The area around Sacramento, California's capital, is politically racially and religiously diverse. Though compared with other cities, relatively few residents are affiliated with a congregation. But in the days since the war began, many have poured into places of worship. Churches, synagogues and mosques were packed where special war-time services like this one at trinity Episcopal Cathedral.

SPOKESMAN:

I have a step brother who is a pilot, has been called up now to active duty.

LEE HOCHBERG:

Since some 60,000 Sacramento residents are military or retired military, the services, and prayers, were extremely personal.

SPOKESPERSON:

Remembering Jennifer Ranten, Dave Allen, Mark Allen.

LEE HOCHBERG:

Tears flowed throughout. 74-year-old Libby Kovacs says she's haunted by echoes of World War II.

LIBBY KOVACS, Parishioner:

It's just very painful to think of all the people who, who are going to die.

LEE HOCHBERG:

Followers of all faiths prayed for the safety of the armed forces. There are an estimated 30,000 Muslims in the area. And their imam said they prayed for the soldiers' safe return.

TAG SAYD:

We hope and pray that our soldiers return to their country safely and securely.

LEE HOCHBERG:

There are more Catholics than any other religion in the greater Sacramento area. At a mass for peace at the Cathedral of the Blessed Sacrament, the clergy deplored Saddam Hussein's refusal to comply with U.N. resolutions, but they said this country jumped into war too quickly.

SPOKESMAN:

We had favored continuing diplomatic effort and we wonder whether all alternatives had indeed been exhausted.

LEE HOCHBERG:

The pope has spoken out strongly against the war.
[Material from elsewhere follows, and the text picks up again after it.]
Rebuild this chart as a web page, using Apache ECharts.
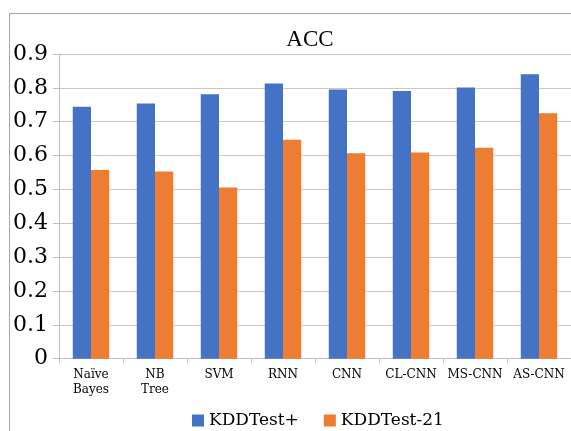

Sacramento Bishop William Weigant says according to Christian thought it's an unjust war since the U.S. is not fighting it in self defense.

MOST REV. WILLIAM K. WEIGANT:

While there's a great danger of the weapons of mass destruction, being used, it wasn't imminently pointed at us or anybody else at this moment. So the question of a pre-emptive strike to solve a problem for the future, it is a precedent that is troubling.

LEE HOCHBERG:

Reverend Don Brown, the dean of the Episcopal Cathedral also believes the war is unjust and he questions Pres. Bush's religious belief that the war is between good and evil.

REV. DON BROWN:

I think that he is locked into a kind of Christian triumphalism as a way of looking at the world, that is dangerous in today's world.

LEE HOCHBERG:

There was support for the war at the Cavalry Christian Center, a large nondenominational church. Though polls show black churches nationally have taken predominantly anti-war positions, Sacramento's black congregations generally support the president.

SPOKESMAN:

On behalf of our president, we lift up Pres. George W. Bush, we lift up his cabinet, and father, we pray for those, all those servicemen that are now engaged in this war on terrorism.

LEE HOCHBERG:

The church's charismatic pastor, Phillip Goudeaux, was a Black Panther during the Vietnam War, arguing at that time that war marched black draftees off to death.

SINGING:

God bless America .

LEE HOCHBERG:

Today after a conversion to Christianity, the pastor, who built his church from 17 to 12,000 members believes the bible commands its followers to fight evil.

PASTOR PHILLIP GOUDEAUX:

There is a precedent that we can see in the scripture where god send out the children of Israel and wage war against those of that were waging evil against them. And I really feel that Saddam Hussein is a bully that needed to be dealt with.

SPOKESMAN:

War is the…

LEE HOCHBERG:

Rabbi Brad Bloom also had a change of hearts. He used to be against war. But three years ago his and two other Sacramento synagogues were torched in an anti-Semitic hate crime. He now says that evil cannot go unchecked.

RABBI BRAD BLOOM:

The terrorist attack against this congregation is a lens for me, for how I see the world. I don't see violence and hatred as theoretical concepts. And that experience of that terrorist attack against our synagogue set me on a journey that said, be realistic to the world. Not everyone is going to like you, and you have to take steps to protect yourself.

LEE HOCHBERG:

Bloom and other religious leaders expect to see an increase in the need for pastoral counseling as the war progresses.